CSF has been one of the first choice for years now for me to secure server with a easily usable iptables manager. More than that it works as “A Stateful Packet Inspection (SPI) firewall, Login/Intrusion Detection and Security application for Linux servers”.
While using csf on OpenVZ vps systems we end up facing lots of issues with respect to iptables modules. If you’re a sysadmin managing hardware nodes it might not be easy though it has got to do something quite simple. I’m pasting the similar issue once again here for a reference and let us recheck what we normally oversee.

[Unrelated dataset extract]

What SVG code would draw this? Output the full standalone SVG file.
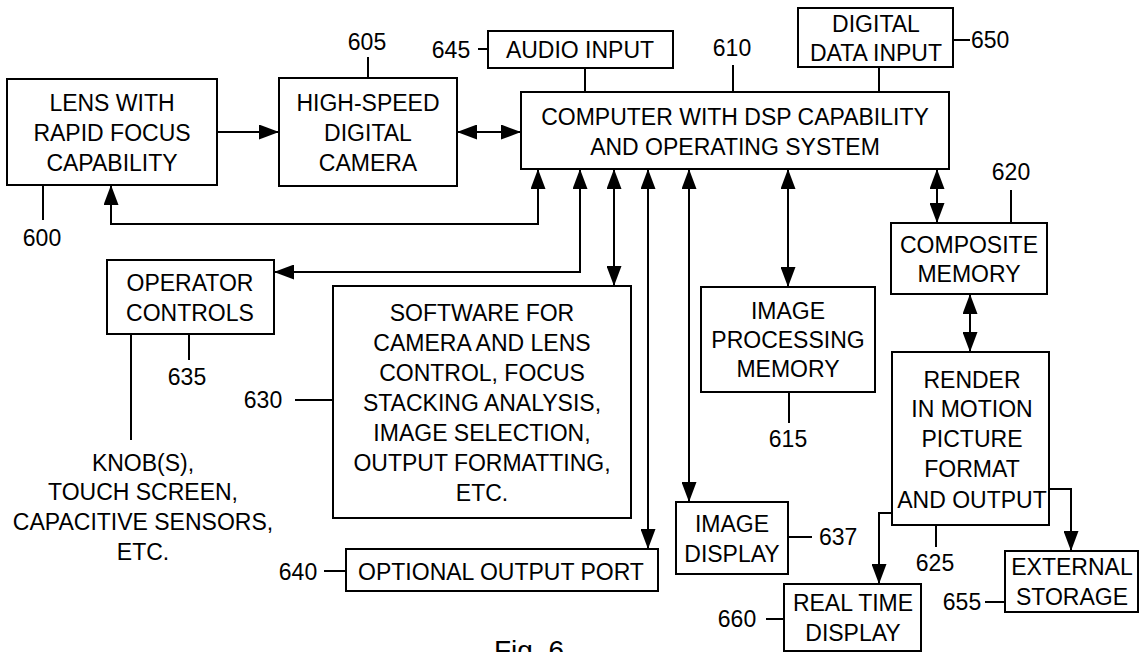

Error received during csf test:
Testing ipt_recent…FAILED [Error: iptables: No chain/target/match by that name.] – Required for PORTFLOOD and PORTKNOCKING features
Testing xt_connlimit…FAILED [Error: iptables: No chain/target/match by that name.] – Required for CONNLIMIT feature
Testing ipt_owner/xt_owner…FAILED [Error: iptables: No chain/target/match by that name.] – Required for SMTP_BLOCK and UID/GID blocking features
RESULT: csf will function on this server but some features will not work due to some missing iptable modules
Now, the quick remedy that we get to resolve this issue is to enable all the iptable modules in /etc/vz/vz.conf of the OpenVZ hardware node as follows:
IPTABLES=”ip_tables iptable_filter iptable_mangle ipt_limit ipt_multiport ipt_tos ipt_TOS ipt_REJECT ipt_TCPMSS ipt_tcpmss ipt_ttl ipt_LOG ipt_length ip_conntrack ip_conntrack_ftp ipt_state iptable_nat ip_nat_ftp ipt_recent ipt_owner ipt_conntrack ipt_helper ipt_REDIRECT ipt_recent ipt_owner”

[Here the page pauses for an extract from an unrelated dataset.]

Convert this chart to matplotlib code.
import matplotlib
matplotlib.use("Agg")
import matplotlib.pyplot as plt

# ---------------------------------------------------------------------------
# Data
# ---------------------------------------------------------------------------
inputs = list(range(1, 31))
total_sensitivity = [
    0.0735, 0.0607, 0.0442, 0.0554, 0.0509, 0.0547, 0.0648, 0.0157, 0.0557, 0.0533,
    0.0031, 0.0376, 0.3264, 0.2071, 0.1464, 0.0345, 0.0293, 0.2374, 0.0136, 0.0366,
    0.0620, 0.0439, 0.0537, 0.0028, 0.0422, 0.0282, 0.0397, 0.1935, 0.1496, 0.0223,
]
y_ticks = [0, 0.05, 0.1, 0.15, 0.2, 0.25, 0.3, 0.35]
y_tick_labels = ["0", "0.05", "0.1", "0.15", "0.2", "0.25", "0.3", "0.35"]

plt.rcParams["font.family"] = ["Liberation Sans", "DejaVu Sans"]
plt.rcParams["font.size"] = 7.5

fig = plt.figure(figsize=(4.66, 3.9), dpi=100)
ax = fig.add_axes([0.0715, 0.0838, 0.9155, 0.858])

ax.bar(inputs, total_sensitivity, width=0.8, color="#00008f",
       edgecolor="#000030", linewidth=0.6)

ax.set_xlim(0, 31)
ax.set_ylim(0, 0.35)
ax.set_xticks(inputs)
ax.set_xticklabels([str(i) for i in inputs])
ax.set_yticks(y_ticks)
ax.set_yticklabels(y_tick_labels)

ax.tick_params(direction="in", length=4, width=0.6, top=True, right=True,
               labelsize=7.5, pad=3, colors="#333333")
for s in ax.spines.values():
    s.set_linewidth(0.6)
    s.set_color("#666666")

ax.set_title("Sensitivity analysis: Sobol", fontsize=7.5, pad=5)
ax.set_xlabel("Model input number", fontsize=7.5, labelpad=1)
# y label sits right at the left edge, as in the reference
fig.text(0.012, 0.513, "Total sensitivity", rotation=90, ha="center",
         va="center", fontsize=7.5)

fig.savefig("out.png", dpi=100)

and restart all VM’s etc using “service vz restart” to activate all modules to all VPS systems.
The other options we have is to enable these modules for a specific VPS/VM as follows: (PS: here 100 is a VPS id)
vzctl set 100 –iptables ipt_REJECT –iptables ipt_tos –iptables ipt_TOS –iptables ipt_LOG –iptables ip_conntrack –iptables ipt_limit –iptables ipt_multiport –iptables iptable_filter –iptables iptable_mangle –iptables ipt_TCPMSS –iptables ipt_tcpmss –iptables ipt_ttl –iptables ipt_length –iptables ipt_state –iptables iptable_nat –iptables ip_nat_ftp –iptables ipt_owner –iptables ipt_recent –save
If you run the above command with –setmode option, the modules will be applied.

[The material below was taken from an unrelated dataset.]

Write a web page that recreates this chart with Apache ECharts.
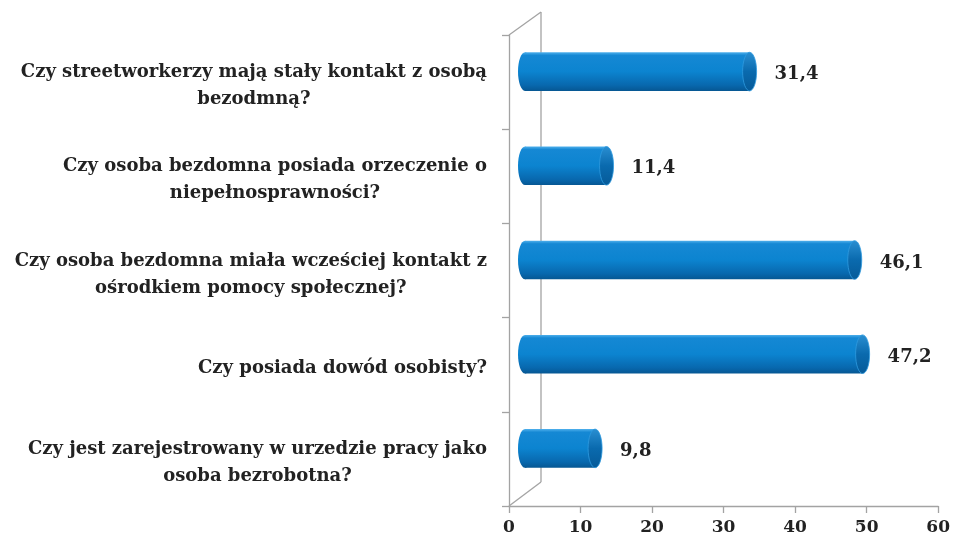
<!DOCTYPE html>
<html>
<head>
<meta charset="utf-8">
<script src="https://cdn.jsdelivr.net/npm/echarts@6/dist/echarts.min.js"></script>
<style>
  html, body { margin: 0; padding: 0; background: #fff; }
  #chart { width: 953px; height: 545px; }
</style>
</head>
<body>
<div id="chart"></div>
<script>
// survey questions, top to bottom
const questions = [
  'Czy streetworkerzy mają stały kontakt z osobą\nbezodmną?',
  'Czy osoba bezdomna posiada orzeczenie o\nniepełnosprawności?',
  'Czy osoba bezdomna miała wcześciej kontakt z\nośrodkiem pomocy społecznej?',
  'Czy posiada dowód osobisty?',
  'Czy jest zarejestrowany w urzedzie pracy jako\nosoba bezrobotna?'
];
const percents = [31.4, 11.4, 46.1, 47.2, 9.8];
const xMin = 0, xMax = 60, xStep = 10;

const FONT = '"DejaVu Serif", "Liberation Serif", serif';
const WALL = '#a3a3a3';
const DEPTH = [32, -23];

const bodyFill = new echarts.graphic.LinearGradient(0, 0, 0, 1, [
  { offset: 0, color: '#4fb0ec' },
  { offset: 0.08, color: '#1588d4' },
  { offset: 0.5, color: '#0c84d0' },
  { offset: 0.85, color: '#0868ae' },
  { offset: 1, color: '#065793' }
]);
const capFill = new echarts.graphic.LinearGradient(0, 0, 0, 1, [
  { offset: 0, color: '#2a8fd2' },
  { offset: 0.5, color: '#0a6aae' },
  { offset: 1, color: '#065a98' }
]);

function fmt(v) {
  return v.toFixed(1).replace('.', ',');
}

function renderWall(params, api) {
  const cs = params.coordSys;
  const x0 = api.coord([xMin, 0])[0];
  const top = cs.y, bottom = cs.y + cs.height;
  const line = (a, b) => ({
    type: 'line',
    shape: { x1: a[0], y1: a[1], x2: b[0], y2: b[1] },
    style: { stroke: WALL, lineWidth: 1.3 }
  });
  return {
    type: 'group',
    silent: true,
    children: [
      line([x0, top], [x0 + DEPTH[0], top + DEPTH[1]]),
      line([x0 + DEPTH[0], top + DEPTH[1]], [x0 + DEPTH[0], bottom + DEPTH[1] - 1]),
      line([x0, bottom], [x0 + DEPTH[0], bottom + DEPTH[1] - 1])
    ]
  };
}

function renderBar(params, api) {
  const idx = api.value(1);
  const val = api.value(0);
  const start = api.coord([0, idx]);
  const end = api.coord([val, idx]);
  const band = api.size([0, 1])[1];
  const h = band * 0.41;
  const cy = start[1] + DEPTH[1] / 2 + 1;
  const x0 = start[0] + DEPTH[0] / 2;
  const x1 = end[0] + DEPTH[0] / 2;
  const rx = 7, ry = h / 2;
  return {
    type: 'group',
    children: [
      { type: 'ellipse', shape: { cx: x0, cy: cy, rx: rx, ry: ry }, style: { fill: bodyFill } },
      { type: 'rect', shape: { x: x0, y: cy - ry, width: x1 - x0, height: h }, style: { fill: bodyFill } },
      { type: 'ellipse', shape: { cx: x1, cy: cy, rx: rx, ry: ry }, style: { fill: capFill, stroke: '#2f9be0', lineWidth: 0.8 } },
      {
        type: 'text',
        style: {
          text: fmt(val), x: x1 + rx + 18, y: cy + 3,
          verticalAlign: 'middle', font: 'bold 18px ' + FONT, fill: '#222'
        }
      }
    ]
  };
}

const chart = echarts.init(document.getElementById('chart'));
chart.setOption({
  animation: false,
  grid: { left: 509, right: 13, top: 35, bottom: 39 },
  xAxis: {
    type: 'value',
    min: xMin, max: xMax, interval: xStep,
    axisLine: { show: true, lineStyle: { color: WALL, width: 1.3 } },
    axisTick: { show: true, length: 7, lineStyle: { color: WALL, width: 1.3 } },
    splitLine: { show: false },
    axisLabel: { margin: 13, color: '#222', fontFamily: FONT, fontSize: 17, fontWeight: 'bold' }
  },
  yAxis: {
    type: 'category',
    inverse: true,
    data: questions,
    axisLine: { show: true, lineStyle: { color: WALL, width: 1.3 } },
    axisTick: { show: true, length: 7, lineStyle: { color: WALL, width: 1.3 } },
    axisLabel: {
      margin: 22,
      align: 'right',
      color: '#222',
      padding: [8, 0, 0, 0],
      formatter: v => v.split('\n').map(s => '{c|' + s + '}').join('\n'),
      rich: {
        c: { align: 'center', fontFamily: FONT, fontSize: 18, fontWeight: 'bold', lineHeight: 27, color: '#222' }
      }
    }
  },
  series: [
    {
      type: 'custom',
      renderItem: renderWall,
      data: [[0, 0]],
      z: 1
    },
    {
      type: 'custom',
      renderItem: renderBar,
      encode: { x: 0, y: 1 },
      data: percents.map((v, i) => [v, i]),
      z: 2
    }
  ]
});
</script>
</body>
</html>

Or you can add the IPTABLES line mentioned earlier (vz.conf entry) to VPS configuration file (/etc/vz/conf/100.conf for the above example VPS) and restart VPS with the following command to make it effective.
vzctl restart 100
This was quite simple and known answer. But I have always found that it doesn’t go so smooth. This might be because of one simple reason that I quote here:
We keep removing OLD kernel packages etc and install the new ones to ensure that we have secure system with latest kernel and packages. During this process we end up loosing kernel modules required for the new modules. I figure this out once again while working on my hardware node just by typing the find command as follows under /lib
find /lib –name *ipt*
I was expecting the iptables modules to be listed under my current kernel but to my surprise I didn’t find them. I found them in one of the very old kernel that was installed on the box. Crazy. So, I decided to jump in and reinstall iptables packages quickly on the machine:
yum reinstall iptables-devel.i686 iptables-devel.x86_64 iptables-ipv6.x86_64 iptables.i686 iptables.x86_64
Here is the final output of my csf test after restarting my VM.
RESULT: csf should function on this server
That’s it. Now you know why iptables doesn’t work even if you had not changed anything recently on hardware node (and forgotten that you restarted your system with a new kernel). Verify the iptables modules with lsmod and reinstall the packages if required.